Wiatr spowodował liczne szkody. 141 tys. ludzi było bez prądu, bo sieci energetyczne zostały pozrywane przez wiatr i powalone drzewa. Powyrywane pnie i połamane gałęzie w wielu miejscach zablokowały drogi i tory kolejowe. Zakłócone zostało m.in. kursowanie pociągów na linii Greater Anglia między Cambridge a Stevenage oraz między Tring a London Euston. Strażacy w Harlow w hrabstwie Essex odebrali dwa wezwania do zerwanych przez wiatr dachów. Podobny przypadek odnotowano w Raunds w Northamptonshire.
Pogoda się uspokoi?
Według Met Office piątkowy atak gwałtownej pogody ma być ostatnim z całej serii silnych frontów, jakich Wyspy Brytyjskie doświadczyły w ostatnich tygodniach. Aura powinna zacząć się poprawiać jeszcze podczas weekendu.
Mapki zamieszczone na stronie agencji przynajmniej do środy pokazują spokój. W poniedziałek ma popadać jedynie na południowo-zachodnich krańcach Anglii, poza tym od niedzieli nie ma żądnych ostrzeżeń przed ulewami czy wiatrem.
Agencja Ochrony Środowiska ostrzega, że w wielu rejonach zagrożenie przeciwpowodziowe utrzyma się jeszcze przez jakiś czas. Wcześniej w tym tygodniu naukowcy z Brytyjskiej Służby Geologicznej informowali, że na skutek długotrwałych i powracających opadów poziom wód podziemnych podniósł się tak bardzo, że z ryzykiem powodzi i podtopień część Brytyjczyków powinna się liczyć nawet do maja.

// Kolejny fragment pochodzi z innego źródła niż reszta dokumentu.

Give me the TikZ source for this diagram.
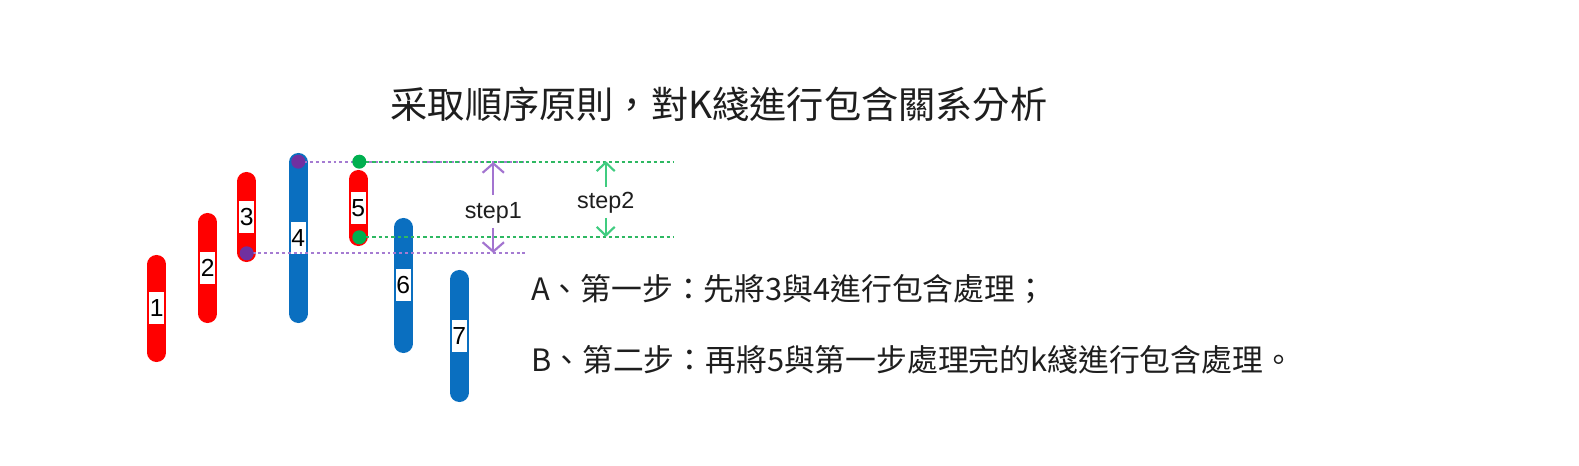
\documentclass[tikz,border=0pt]{standalone}
\usepackage{fontspec}
\setmainfont{Liberation Sans}
\newfontfamily\cjk{Noto Sans CJK TC}
\usetikzlibrary{arrows.meta}
\definecolor{kred}{HTML}{FF0000}
\definecolor{kblue}{HTML}{0A6FC0}
\definecolor{pdotc}{HTML}{7030A0}
\definecolor{plinec}{HTML}{A57BD2}
\definecolor{parrowc}{HTML}{A374D0}
\definecolor{gdotc}{HTML}{00B050}
\definecolor{glinec}{HTML}{2EB862}
\definecolor{garrowc}{HTML}{40CC80}
\definecolor{txtc}{HTML}{1E1E1E}
\begin{document}
\begin{tikzpicture}[x=0.75pt,y=-0.75pt,
  kbar/.style={line width=14pt,line cap=round},
  numbox/.style={fill=white,inner sep=0pt,minimum width=11.25pt,minimum height=24pt,font=\fontsize{18.5pt}{20pt}\selectfont,text=black},
  dotnode/.style={circle,inner sep=0pt,minimum size=10.5pt},
  pline/.style={draw=plinec,line width=1.6pt,dash pattern=on 2.2pt off 2.2pt},
  gline/.style={draw=glinec,line width=1.4pt,dash pattern=on 2.6pt off 2.2pt},
  parrow/.style={draw=parrowc,line width=1.6pt,-{Straight Barb[length=7pt,width=16pt,line width=1.6pt]}},
  garrow/.style={draw=garrowc,line width=1.6pt,-{Straight Barb[length=6.5pt,width=13.5pt,line width=1.6pt]}},
  steplbl/.style={font=\fontsize{17.5pt}{20pt}\selectfont,text=txtc,inner sep=0pt},
  cjktext/.style={font=\cjk\fontsize{23.1pt}{28pt}\selectfont,text=txtc,inner sep=0pt,anchor=west}
]
\useasboundingbox[fill=white] (0,0) rectangle (1579,466);

% title
\node[font=\cjk\fontsize{27.9pt}{32pt}\selectfont,text=txtc,inner sep=0pt] (title) at (719,104) {采取順序原則，對K綫進行包含關系分析};

% bars
\foreach \n/\x/\t/\b/\c in {1/156.7/255/362/kred,2/207.7/213/323/kred,3/246.7/172/262/kred,4/298.3/153/323/kblue,5/358.3/170/246/kred,6/403.3/218/353/kblue,7/459.3/270/402/kblue}{
  \draw[kbar,draw=\c] (\x,\t+9.3) -- (\x,\b-9.3);
  \node[numbox] (n\n) at (\x,{(\t+\b)/2}) {\n};
}

% reference coordinates for line ends
\coordinate (pe1) at (525,161.7);
\coordinate (pe2) at (525,253.3);
\coordinate (ge1) at (673,161.7);
\coordinate (ge2) at (673,237.3);

% dots
\node[dotnode] (p1) at (298.3,161.7) {};
\node[dotnode] (p2) at (246.7,253.3) {};
\node[dotnode] (g1) at (359.3,161.7) {};
\node[dotnode] (g2) at (359.3,237.3) {};

% lines
\draw[pline] (p1.center) -- (pe1);
\draw[pline] (p2.center) -- (pe2);
\draw[gline] (g1.center) -- (ge1);
\draw[gline] (g2.center) -- (ge2);

\fill[pdotc] (p1) circle[radius=5.25pt];
\fill[pdotc] (p2) circle[radius=5.25pt];
\fill[gdotc] (g1) circle[radius=5.25pt];
\fill[gdotc] (g2) circle[radius=5.25pt];

% step labels and arrows
\node[steplbl] (s1) at (493.3,213) {step1};
\node[steplbl] (s2) at (605.7,203) {step2};
\coordinate (s1a) at (493.3,195);
\coordinate (s1t) at (493.3,162);
\coordinate (s1b) at (493.3,228);
\coordinate (s1u) at (493.3,253);
\coordinate (s2a) at (605.7,187);
\coordinate (s2t) at (605.7,161);
\coordinate (s2b) at (605.7,218);
\coordinate (s2u) at (605.7,237);
\draw[parrow] (s1a) -- (s1t);
\draw[parrow] (s1b) -- (s1u);
\draw[garrow] (s2a) -- (s2t);
\draw[garrow] (s2b) -- (s2u);

% texts
\node[cjktext] (ta) at (531,289) {A、第一步：先將3與4進行包含處理；};
\node[cjktext] (tb) at (531,360) {B、第二步：再將5與第一步處理完的k綫進行包含處理。};
\end{tikzpicture}
\end{document}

Walczą z wodą już drugi miesiąc
Najbardziej dotknięte przez uciążliwe deszcze zostały tereny południowej Anglii. Po tym, jak tegoroczny styczeń okazał się tam najbardziej mokry od 250 lat, również w lutym były nękane przez powracające opady. W ostatnich tygodniach zalane zostały obszary nad Tamizą, na zachód od Londynu. Ich mieszkańcy musieli opuścić swoje domy.